1931年 ゴルバチョフ誕生…ソ連最後の最高指導者となり、ペレストロイカ(改革)とグラスノスチ(情報公開)を進め、政治・経済・文化などの合理化・民主化を行って第2次世界大戦後の東西間の冷戦を終わらせたゴルバチョフが生まれました。

3月1日は、『考へるヒント』『無常といふ事』『本居宣長』などを著し、評論を小説や詩歌のような文芸と並ぶ独立したジャンルへと高めた評論家 小林秀雄が、1983年に亡くなった日です。

1902年、東京神田に生まれた小林秀雄は、東京帝国大学仏文科に入学し、ランボオらフランス象徴派詩人から大きな影響を受けました。ほとんど大学に顔を出さなかったのに、小林のランボオ論を読んだ指導教官は、「これほど優秀なら出席する必要なし」といったというエピソードが残されているほどの学生でした。

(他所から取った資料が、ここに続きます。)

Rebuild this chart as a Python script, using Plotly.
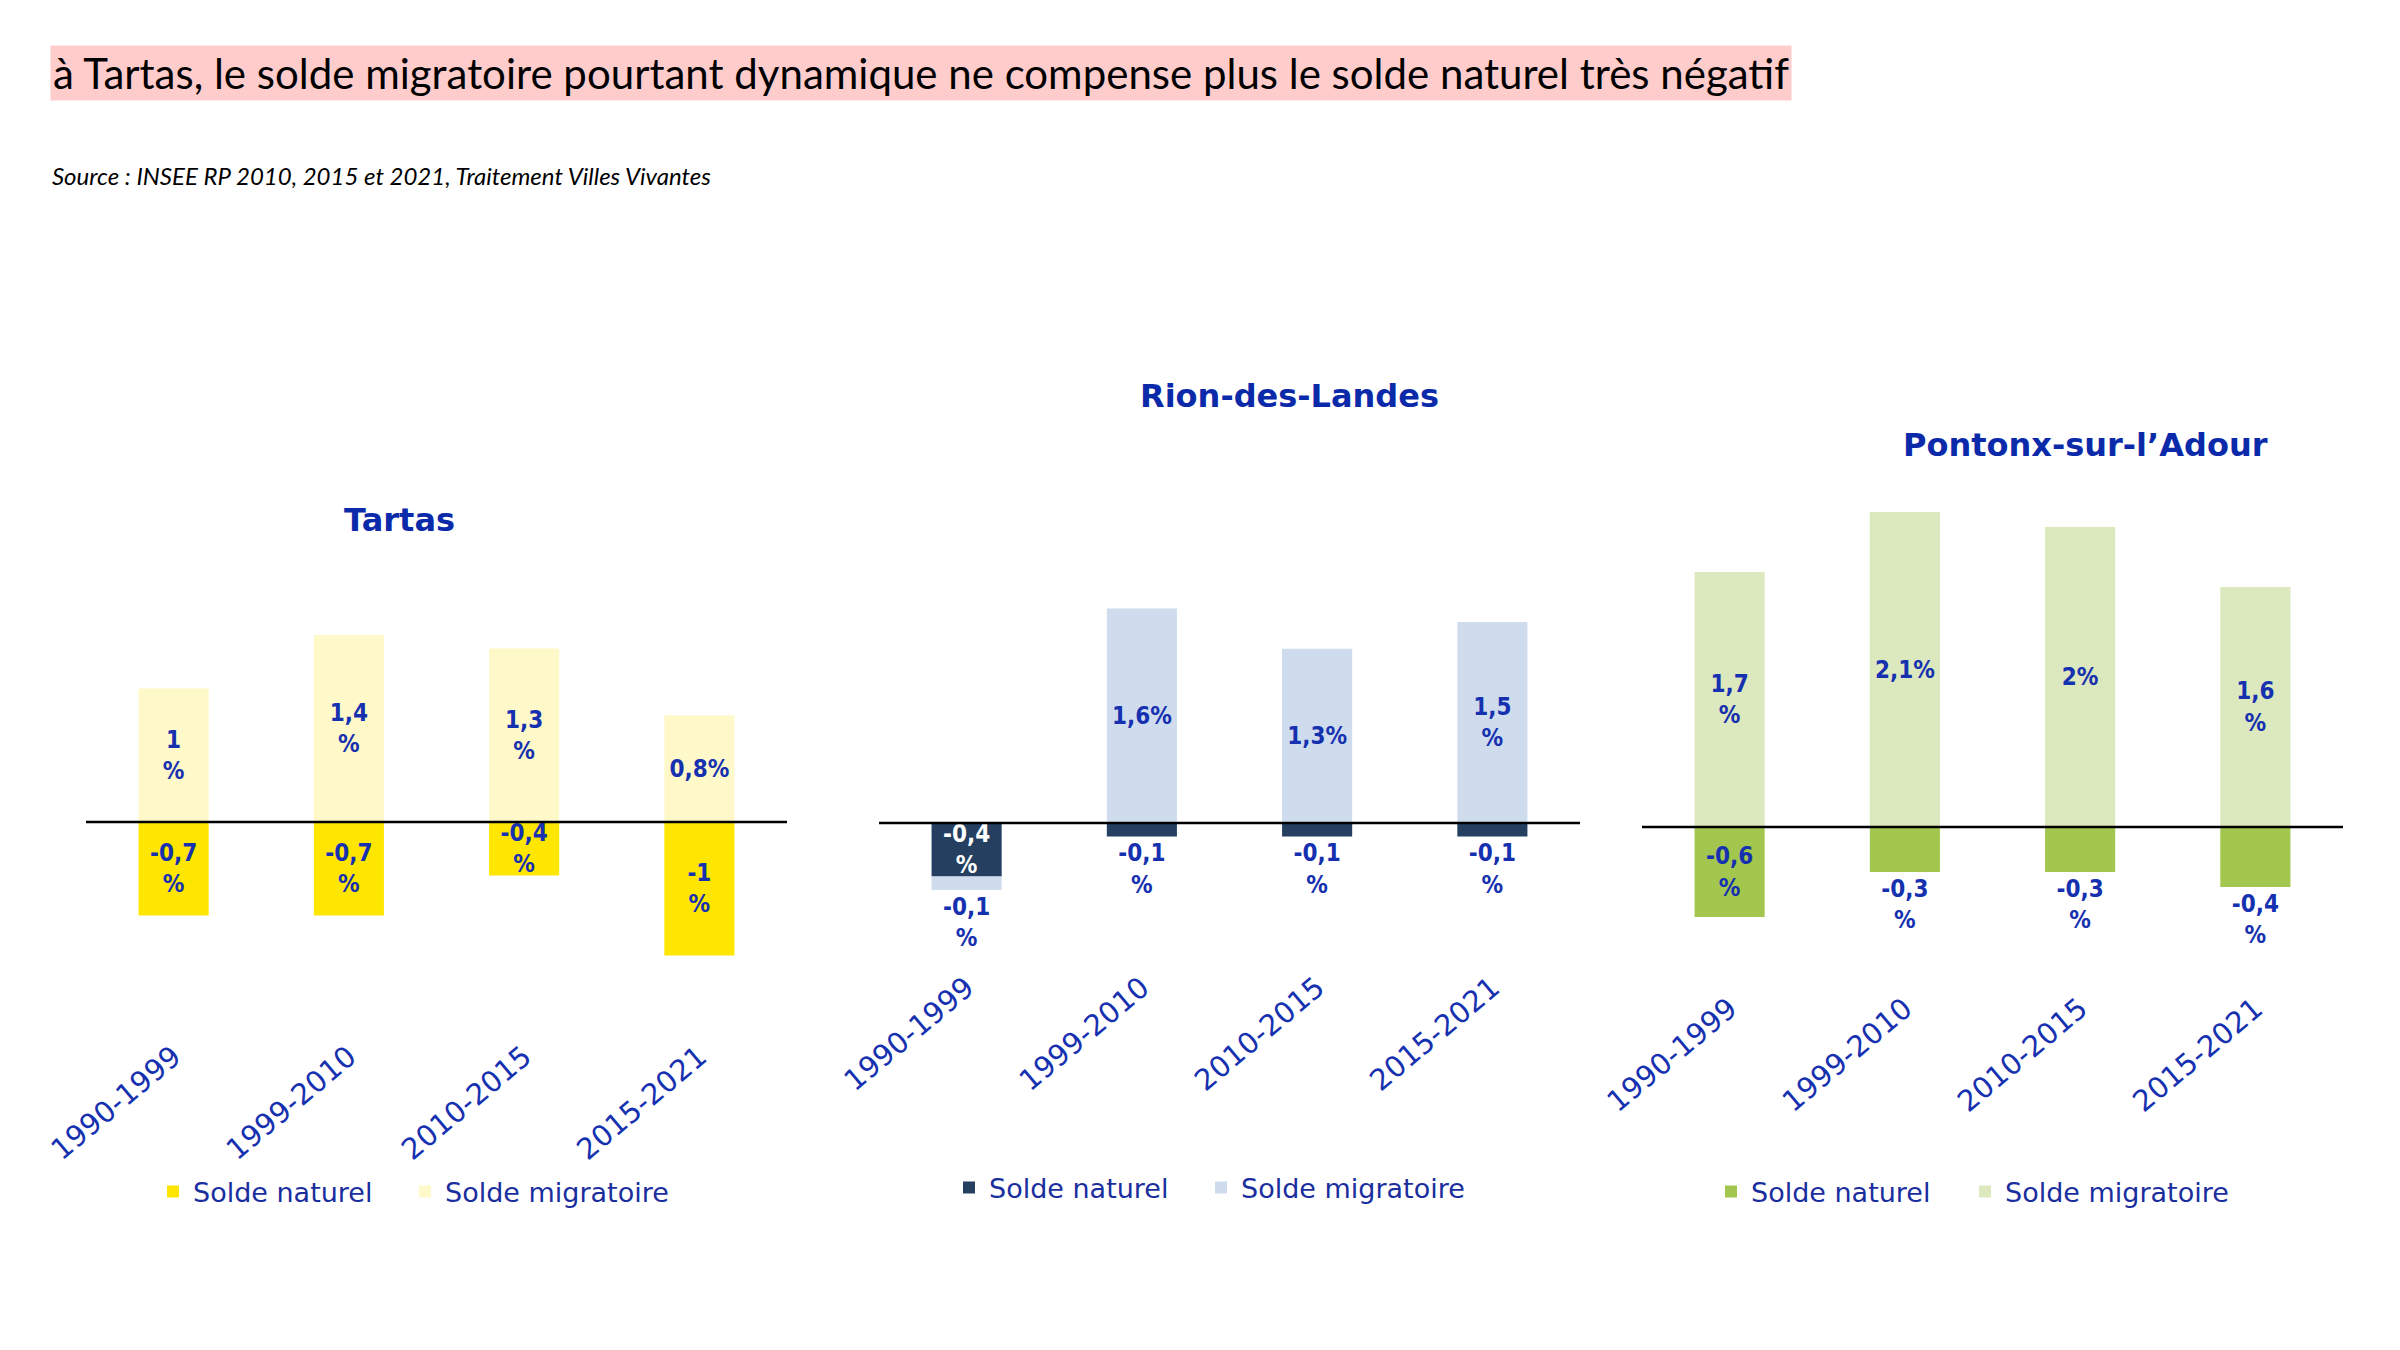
import plotly.graph_objects as go

# ---------------- data ----------------
periodes = ["1990-1999", "1999-2010", "2010-2015", "2015-2021"]
communes = ["Tartas", "Rion-des-Landes", "Pontonx-sur-l’Adour"]
series_names = ["Solde naturel", "Solde migratoire"]

tartas_naturel = [-0.7, -0.7, -0.4, -1.0]
tartas_migratoire = [1.0, 1.4, 1.3, 0.8]
rion_naturel = [-0.4, -0.1, -0.1, -0.1]
rion_migratoire = [-0.1, 1.6, 1.3, 1.5]
pontonx_naturel = [-0.6, -0.3, -0.3, -0.4]
pontonx_migratoire = [1.7, 2.1, 2.0, 1.6]

# data labels as printed on the chart (line breaks as in the source)
tartas_naturel_labels = ["-0,7<br>%", "-0,7<br>%", "-0,4<br>%", "-1<br>%"]
tartas_migratoire_labels = ["1<br>%", "1,4<br>%", "1,3<br>%", "0,8%"]
rion_naturel_labels = ["-0,4<br>%", "-0,1<br>%", "-0,1<br>%", "-0,1<br>%"]
rion_migratoire_labels = ["-0,1<br>%", "1,6%", "1,3%", "1,5<br>%"]
pontonx_naturel_labels = ["-0,6<br>%", "-0,3<br>%", "-0,3<br>%", "-0,4<br>%"]
pontonx_migratoire_labels = ["1,7<br>%", "2,1%", "2%", "1,6<br>%"]

titre = "à Tartas, le solde migratoire pourtant dynamique ne compense plus le solde naturel très négatif"
source = "Source : INSEE RP 2010, 2015 et 2021, Traitement Villes Vivantes"

# ---------------- style / layout ----------------
W, H = 2400, 1350
BLUE = "#1631B0"
TITLE_BLUE = "#0B2AAA"
LEGEND_BLUE = "#1A2E9E"
FONT = "DejaVu Sans"
LABEL_FONT = "DejaVu Sans Condensed, DejaVu Sans"

panels = [
    dict(nat=tartas_naturel, mig=tartas_migratoire,
         nat_lab=tartas_naturel_labels, mig_lab=tartas_migratoire_labels,
         xpx=(86, 787), base=822, ppu=133.5, top=540, bottom=1033,
         colors=("#FFE600", "#FFF9C9"),
         nat_pos=["inside"] * 4, mig_pos=["inside"] * 4,
         nat_col=[BLUE] * 4, mig_col=[BLUE] * 4,
         title_pos=(399, 520), leg=((153, 405), 1192)),
    dict(nat=rion_naturel, mig=rion_migratoire,
         nat_lab=rion_naturel_labels, mig_lab=rion_migratoire_labels,
         xpx=(879, 1580), base=823, ppu=134, top=540, bottom=964,
         colors=("#243F60", "#CFDCEE"),
         nat_pos=["inside", "outside", "outside", "outside"],
         mig_pos=["outside", "inside", "inside", "inside"],
         nat_col=["white", BLUE, BLUE, BLUE], mig_col=[BLUE] * 4,
         title_pos=(1289, 396), leg=((949, 1201), 1188)),
    dict(nat=pontonx_naturel, mig=pontonx_migratoire,
         nat_lab=pontonx_naturel_labels, mig_lab=pontonx_migratoire_labels,
         xpx=(1642, 2343), base=827, ppu=150, top=430, bottom=985,
         colors=("#A2C64E", "#DCE8BD"),
         nat_pos=["inside", "outside", "outside", "outside"],
         mig_pos=["inside"] * 4,
         nat_col=[BLUE] * 4, mig_col=[BLUE] * 4,
         title_pos=(2085, 445), leg=((1711, 1965), 1192)),
]


def ydom(base, ppu, top, bottom):
    ymax = (base - top) / ppu
    ymin = -(bottom - base) / ppu
    return [(H - bottom) / H, (H - top) / H], [ymin, ymax]


fig = go.Figure()
layout = dict(
    width=W, height=H, margin=dict(l=0, r=0, t=0, b=0, autoexpand=False),
    paper_bgcolor="white", plot_bgcolor="white",
    barmode="relative", bargap=0.6, showlegend=True,
    uniformtext=dict(minsize=24, mode="show"),
)
annotations = []
shapes = []
leg_count = 0

for i, p in enumerate(panels):
    n = "" if i == 0 else str(i + 1)
    xa, ya = "x" + n, "y" + n
    series = [
        (p["nat"], p["nat_lab"], p["nat_pos"], p["nat_col"], p["colors"][0]),
        (p["mig"], p["mig_lab"], p["mig_pos"], p["mig_col"], p["colors"][1]),
    ]
    for k, (vals, labs, pos, cols, color) in enumerate(series):
        leg_count += 1
        leg = "legend" if leg_count == 1 else "legend" + str(leg_count)
        fig.add_trace(go.Bar(
            x=periodes, y=vals, name=series_names[k], xaxis=xa, yaxis=ya,
            legend=leg,
            marker=dict(color=color, line=dict(width=0)),
            text=labs, textposition=pos, textangle=0,
            insidetextanchor="middle", constraintext="none", cliponaxis=False,
            textfont=dict(family=LABEL_FONT, size=24, color=cols, weight="bold"),
            hoverinfo="skip",
        ))
        layout[leg] = dict(
            orientation="h", x=p["leg"][0][k] / W, xanchor="left",
            y=(H - p["leg"][1]) / H, yanchor="middle",
            font=dict(family=FONT, size=27, color=LEGEND_BLUE),
            bgcolor="rgba(0,0,0,0)", itemwidth=30,
        )
    dom, rng = ydom(p["base"], p["ppu"], p["top"], p["bottom"])
    layout["xaxis" + n] = dict(
        domain=[p["xpx"][0] / W, p["xpx"][1] / W], anchor=ya,
        range=[-0.5, 3.5], tickangle=-40, ticks="", showline=False,
        showgrid=False, zeroline=False, automargin=False,
        tickfont=dict(family=FONT, size=29, color=BLUE),
    )
    layout["yaxis" + n] = dict(domain=dom, range=rng, anchor=xa,
                               visible=False, automargin=False)
    shapes.append(dict(type="line", xref=xa + " domain", x0=0, x1=1,
                       yref=ya, y0=0, y1=0, layer="above",
                       line=dict(color="black", width=2.5)))
    annotations.append(dict(
        text="<b>" + communes[i] + "</b>", xref="paper", yref="paper",
        x=p["title_pos"][0] / W, y=(H - p["title_pos"][1]) / H,
        xanchor="center", yanchor="middle", showarrow=False,
        font=dict(family=FONT, size=32, color=TITLE_BLUE)))

annotations.append(dict(
    text=titre, xref="paper", yref="paper", x=50 / W, y=(H - 73) / H,
    xanchor="left", yanchor="middle", showarrow=False,
    bgcolor="#FFCCCC", borderpad=2,
    font=dict(family="Lato", size=42, color="black")))
annotations.append(dict(
    text="<i>" + source + "</i>", xref="paper", yref="paper",
    x=50 / W, y=(H - 175) / H, xanchor="left", yanchor="middle",
    showarrow=False, font=dict(family="Lato", size=24, color="black")))

layout["annotations"] = annotations
layout["shapes"] = shapes
fig.update_layout(**layout)
fig.write_html("out.html")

1929年、雑誌「改造」の懸賞評論に入選するや、評論家として活躍することになります。以後、時代の流れに冷静な眼を向け、『文芸評論』で、労働者の立場からその心情を描いたプロレタリア文学を批判をするなど、雑誌「文学界」の中心になって活動、『私小説論』『ドストエフスキーの生活』ほか本格的な評論を立て続けに執筆して、戦前の昭和文学史の中で、常に中心的な位置を占めていきました。

太平洋戦争中からは、古典や古美術、哲学、芸術全般へと幅を広げ、戦後間もなく日本文化再発見のエッセイというべき『無常といふ事』を発表しています。さらに、『モオツアルト』『ゴッホの手紙』『私の人生論』『考へるヒント』など話題作を次々に著しました。雑誌「新潮」に1965年から11年間にわたって連載した『本居宣長』は、小林の批評家としての知性を結晶させた記念碑とさえいわれています。

三島由紀夫 は著書『文章読本』の中で「日本における批評の文章を樹立した」と評価するなど、「批評とは、自己を語ること」と主張する小林から、大きな影響を受けた批評家や知識人は枚挙にいとまがありません。


「3月1日にあった主なできごと」

1810年 ショパン誕生…ピアノの形式、メロディ、和声法など、これまでにない表現方法を切り開き「ピアノの詩人」といわれる作曲家 ショパン が生まれました。

1871年 郵便制度開始…これまでの飛脚制度にかわって、前島密を中心に欧米の制度にならった郵便制度をとりいれ、日本に郵便制度をスタートさせました。

1892年 芥川龍之介誕生…『蜘蛛の糸』『杜子春』などの童話や、『地獄変』『河童』『奉教人の死』など百数十篇もの名作をのこした作家 芥川龍之介 が生まれました。

1919年 3.1独立運動…1910年に日本の統治下となった朝鮮で独立運動がおきました。韓国ではこの日を「三一節」という記念日にしています。

1954年 第5福竜丸被爆…南太平洋にあるビキニ環礁で行なわれたアメリカ水爆実験で、危険水域外で漁をしていたにもかかわらず、日本のマグロ漁船第5福竜丸の乗組員23人全員が放射能を浴びる「ビキニ事件」がおきました。9月には無線長の久保山愛吉さんが亡くなったことで、原水爆禁止運動が高まりました。第5福竜丸の船体は、東京・江東区にある「夢の島公園」に展示公開されています。